Moore may have been speaking strictly about CPUs, as that's what his employer, Intel, was manufacturing but the observation has been applied to GPU, RAM, and storage since I started working IT in the 90s.
Your assertion was: "the corollary to Moore's law states you won't really notice a bump in specs (whether GPU, CPU, RAM, storage, etc.) until it doubles."
Moore's was: "The complexity for minimum component costs has increased at a rate of roughly a factor of two per year."
There are several steps between complexity and performance implications. And the doubling
he spoke of is something completely different than the one
you are speaking of.
Even before the days of Intel and Moore, this was known, whether they invoked a "law" or not. Commodore didn't make a C72 or a C96.
Moore's observation predated Commodore's computers.
And your "C72 or a C96" part is funny, because Commodore almost did launch a C65.
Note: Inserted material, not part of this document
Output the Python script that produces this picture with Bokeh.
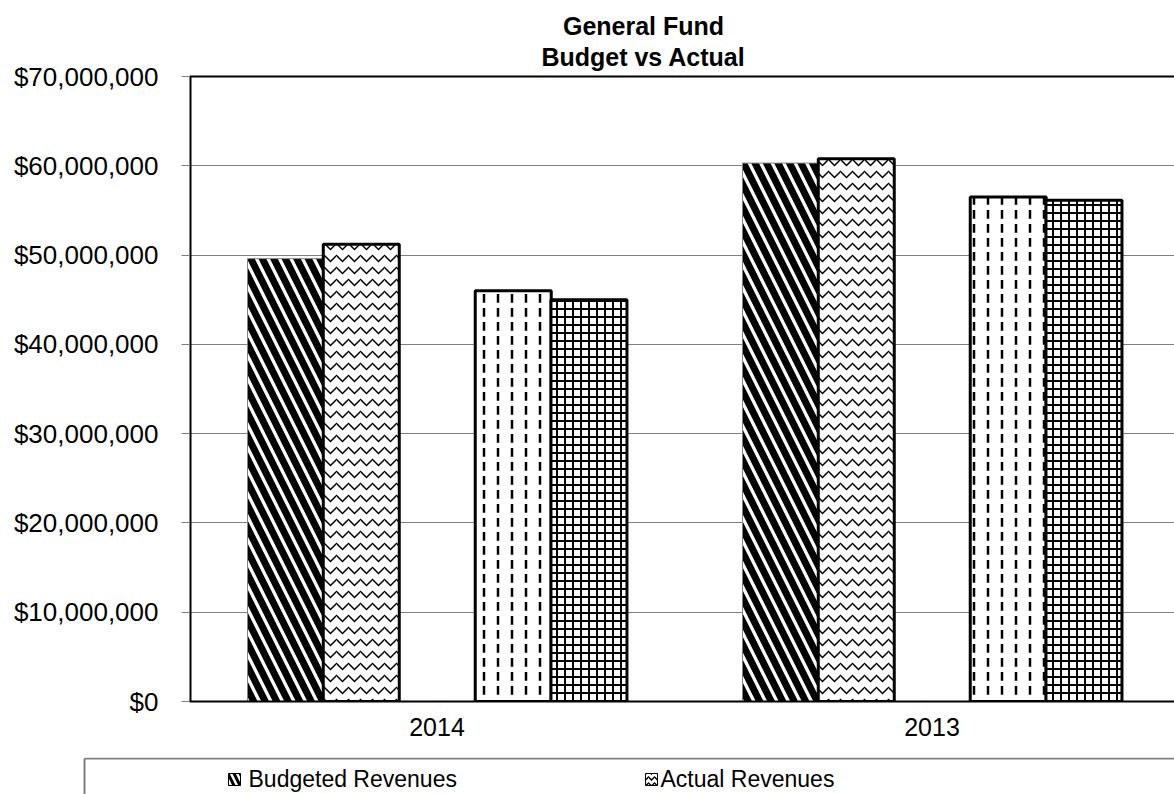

If what you're talking about is "RAM always doubles", that isn't true either. The M3 Pro MacBook Pro starts at 18 GiB RAM, not 16 or 32. The current iPhone 15 has 6 GiB RAM, not 4 or 8.
But, sure, in some cases, having RAM be a power of two can be beneficial, due to techniques such as dual-channel.
Why do you think Apple sells memory and storage in factors of 2?
They often do not.
And in any cases, if they did, Moore's Law wouldn't be why.
Anyway you don't have to believe it, maybe you have some skill where you can perceive the difference between an 8GB machine and a 9GB, but the typical users and the mass markets don't.
Powers of two being commonplace in computing is unrelated to consumer perceptions.